I have lived through a 20+ year struggle with depression and anxiety to varying degrees, including two major depressive episodes (back in the day we called this as a good, old-fashioned nervous breakdown). It has been tempting at times to give in to the pain, to just stop fighting and give myself up to the darkness. But I have always held onto hope, even in the bleakest of moments.
Why did I survive? How come I didn’t give in to the siren song of suicide? I was lucky because I have always had people around me that I could talk to, people with whom I could share the dark realities of my illness: the incessant guilt, the sense of worthlessness, the temporary loss of cognitive abilities, and the physical manifestations. These were people whom I knew cared for me and loved me and they didn’t hesitate to remind me. But that’s only one part of my own personal recipe back to mental wellness and recovery.
In 2011 I experienced the second major depressive episode of my life. In addition to the friends & family who were there for me, my employer understood that mental illness is a real and very serious thing. Thankfully, I had a benefits plan that supported me through a four month disability leave, medications (yes, more than one at the time), and cognitive behavioral therapy with a psychiatrist. Yes, I was lucky, very lucky.
Not everyone has this support, sadly. Some are afraid that if they share their struggles with friends, family or their employer they will be judged. Some are afraid that nobody will understand. And you know what? Too often they are right.
For far too long now mental illness has been a topic rarely raised during conversation. When it is discussed, it’s usually in whispered tones. Well, I refuse to accept the shame attached. I simply refuse. While recovering in late 2011, I decided to do something. I felt strongly that my suffering should somehow become something positive. From that my blog, Adventures of a Survivor, was born.
Part personal therapy tool, part voice in the fight to eliminate stigma, the blog has become a living thing that inspires me to look for the good in difficult times and to live my truth. It’s not always easy to do that but it’s so worth it. In addition to this I now work as a community correspondent with Partners for Mental Health, a not for profit organization, to raise awareness about mental health issues.
Until we start speaking openly about mental illness we will never break through the walls of misunderstanding and misinformation. The people who don’t ask for help often go untreated or worse, they don’t make it at all. Losing a life to depression is unacceptable.
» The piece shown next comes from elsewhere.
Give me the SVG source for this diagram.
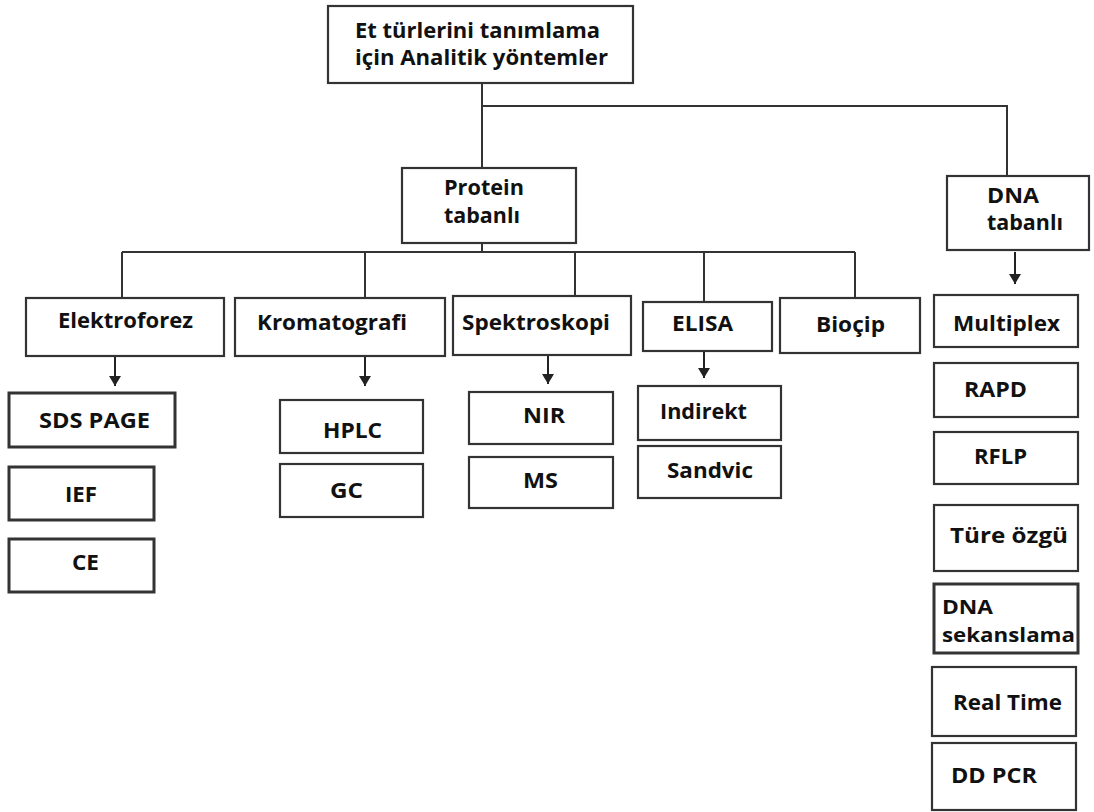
<svg xmlns="http://www.w3.org/2000/svg" width="1094" height="812" viewBox="0 0 1094 812">
<defs>
<marker id="ah" markerWidth="6" markerHeight="6" refX="5" refY="3" orient="auto" markerUnits="strokeWidth">
<path d="M0,0 L5,3 L0,6 Z" fill="#222"/>
</marker>
</defs>
<style>
.b{fill:#fff;stroke:#333;stroke-width:2.2}
.k{stroke-width:3}
.t{font-family:"Open Sans","DejaVu Sans",sans-serif;font-weight:700;font-size:21px;fill:#111}
.s{font-size:20px}
.c{fill:none;stroke:#333;stroke-width:2}
.a{fill:none;stroke:#222;stroke-width:2;marker-end:url(#ah)}
</style>
<rect width="1094" height="812" fill="#fff"/>
<g id="connectors">
<path class="c" d="M482,83 V168 M482,106 H1007 V176"/>
<path class="c" d="M482,243 V252 M122,252 H855 M122,252 V298 M365,252 V298 M575,252 V297 M704,252 V302 M855,252 V298"/>
<line class="a" x1="115" y1="356" x2="115" y2="386"/>
<line class="a" x1="365" y1="353" x2="365" y2="386"/>
<line class="a" x1="548" y1="355" x2="548" y2="384"/>
<line class="a" x1="704" y1="347" x2="704" y2="378"/>
<line class="a" x1="1015" y1="252" x2="1015" y2="284"/>
</g>
<g id="root"><rect class="b" x="328" y="6" width="305" height="77"/>
<text class="t" x="355" y="38" textLength="245" lengthAdjust="spacingAndGlyphs">Et türlerini tanımlama</text>
<text class="t" x="355" y="65" textLength="253" lengthAdjust="spacingAndGlyphs">için Analitik yöntemler</text></g>
<g id="protein"><rect class="b" x="402" y="168" width="174" height="75"/>
<text class="t" x="444" y="195" textLength="80" lengthAdjust="spacingAndGlyphs">Protein</text>
<text class="t" x="444" y="223" textLength="76" lengthAdjust="spacingAndGlyphs">tabanlı</text></g>
<g id="dna"><rect class="b" x="947" y="176" width="142" height="74"/>
<text class="t" x="987" y="203" textLength="52" lengthAdjust="spacingAndGlyphs">DNA</text>
<text class="t" x="987" y="230" textLength="76" lengthAdjust="spacingAndGlyphs">tabanlı</text></g>
<g id="elektroforez"><rect class="b" x="26" y="298" width="198" height="58"/>
<text class="t" x="58" y="328" textLength="135" lengthAdjust="spacingAndGlyphs">Elektroforez</text></g>
<g id="kromatografi"><rect class="b" x="235" y="298" width="210" height="58"/>
<text class="t" x="257" y="330" textLength="150" lengthAdjust="spacingAndGlyphs">Kromatografi</text></g>
<g id="spektroskopi"><rect class="b" x="453" y="296" width="178" height="59"/>
<text class="t" x="462" y="330" textLength="148" lengthAdjust="spacingAndGlyphs">Spektroskopi</text></g>
<g id="elisa"><rect class="b" x="643" y="302" width="129" height="49"/>
<text class="t" x="672" y="331" textLength="61" lengthAdjust="spacingAndGlyphs">ELISA</text></g>
<g id="biocip"><rect class="b" x="780" y="298" width="140" height="55"/>
<text class="t" x="816" y="332" textLength="69" lengthAdjust="spacingAndGlyphs">Bioçip</text></g>
<g id="sdspage"><rect class="b k" x="9" y="393" width="166" height="54"/>
<text class="t" x="39" y="428" textLength="111" lengthAdjust="spacingAndGlyphs">SDS PAGE</text></g>
<g id="ief"><rect class="b k" x="9" y="467" width="145" height="53"/>
<text class="t" x="65" y="502" textLength="32" lengthAdjust="spacingAndGlyphs">IEF</text></g>
<g id="ce"><rect class="b k" x="9" y="539" width="145" height="53"/>
<text class="t" x="72" y="570" textLength="27" lengthAdjust="spacingAndGlyphs">CE</text></g>
<g id="hplc"><rect class="b" x="280" y="400" width="143" height="53"/>
<text class="t" x="323" y="438" textLength="59" lengthAdjust="spacingAndGlyphs">HPLC</text></g>
<g id="gc"><rect class="b" x="280" y="464" width="143" height="53"/>
<text class="t" x="330" y="498" textLength="33" lengthAdjust="spacingAndGlyphs">GC</text></g>
<g id="nir"><rect class="b" x="469" y="392" width="144" height="52"/>
<text class="t" x="523" y="423" textLength="42" lengthAdjust="spacingAndGlyphs">NIR</text></g>
<g id="ms"><rect class="b" x="469" y="457" width="144" height="51"/>
<text class="t" x="523" y="488" textLength="35" lengthAdjust="spacingAndGlyphs">MS</text></g>
<g id="indirekt"><rect class="b" x="638" y="386" width="143" height="54"/>
<text class="t" x="660" y="419" textLength="87" lengthAdjust="spacingAndGlyphs">Indirekt</text></g>
<g id="sandvic"><rect class="b" x="638" y="446" width="143" height="52"/>
<text class="t" x="667" y="478" textLength="86" lengthAdjust="spacingAndGlyphs">Sandvic</text></g>
<g id="multiplex"><rect class="b" x="934" y="295" width="144" height="52"/>
<text class="t" x="953" y="331" textLength="107" lengthAdjust="spacingAndGlyphs">Multiplex</text></g>
<g id="rapd"><rect class="b" x="934" y="363" width="144" height="54"/>
<text class="t" x="964" y="397" textLength="63" lengthAdjust="spacingAndGlyphs">RAPD</text></g>
<g id="rflp"><rect class="b" x="934" y="432" width="144" height="52"/>
<text class="t" x="974" y="464" textLength="53" lengthAdjust="spacingAndGlyphs">RFLP</text></g>
<g id="tureozgu"><rect class="b" x="934" y="505" width="144" height="66"/>
<text class="t" x="950" y="543" textLength="118" lengthAdjust="spacingAndGlyphs">Türe özgü</text></g>
<g id="dnasekanslama"><rect class="b k" x="934" y="584" width="144" height="69"/>
<text class="t s" x="942" y="614" textLength="51" lengthAdjust="spacingAndGlyphs">DNA</text>
<text class="t s" x="942" y="642" textLength="133" lengthAdjust="spacingAndGlyphs">sekanslama</text></g>
<g id="realtime"><rect class="b" x="932" y="667" width="144" height="69"/>
<text class="t" x="953" y="710" textLength="109" lengthAdjust="spacingAndGlyphs">Real Time</text></g>
<g id="ddpcr"><rect class="b" x="932" y="743" width="144" height="67"/>
<text class="t" x="951" y="783" textLength="86" lengthAdjust="spacingAndGlyphs">DD PCR</text></g>
</svg>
We have the resources to treat this illness.
Here are some staggering statistics that illustrate why we have to take action:
* One in five Canadians will suffer from mental illness in their lifetime and one in three will suffer in silence. ~ Mental Health Commission of Canada
* A 2008 poll found that only 50% of Canadians will tell a friend that a family member has a mental illness while 73% would disclose a cancer diagnoses. ~ Canadian Medical Association
* Only 5.5% of our health care dollars in Canada are dedicated to mental illness. ~ Canadian Mental Health Association
If you are suffering from mental illness please seek support, both from friends or family and from a medical professional. By its very nature, depression can make you feel all alone. You are not. A doctor can help you decide the best course of treatment for you. If you were diagnosed with cancer you would seek treatment, right? If you broke your leg, you would get a cast, right?
Please join me in my fight for understanding and compassion for those struggling with mental illness. Healthy people build healthy communities. Don’t you want to be a part of that?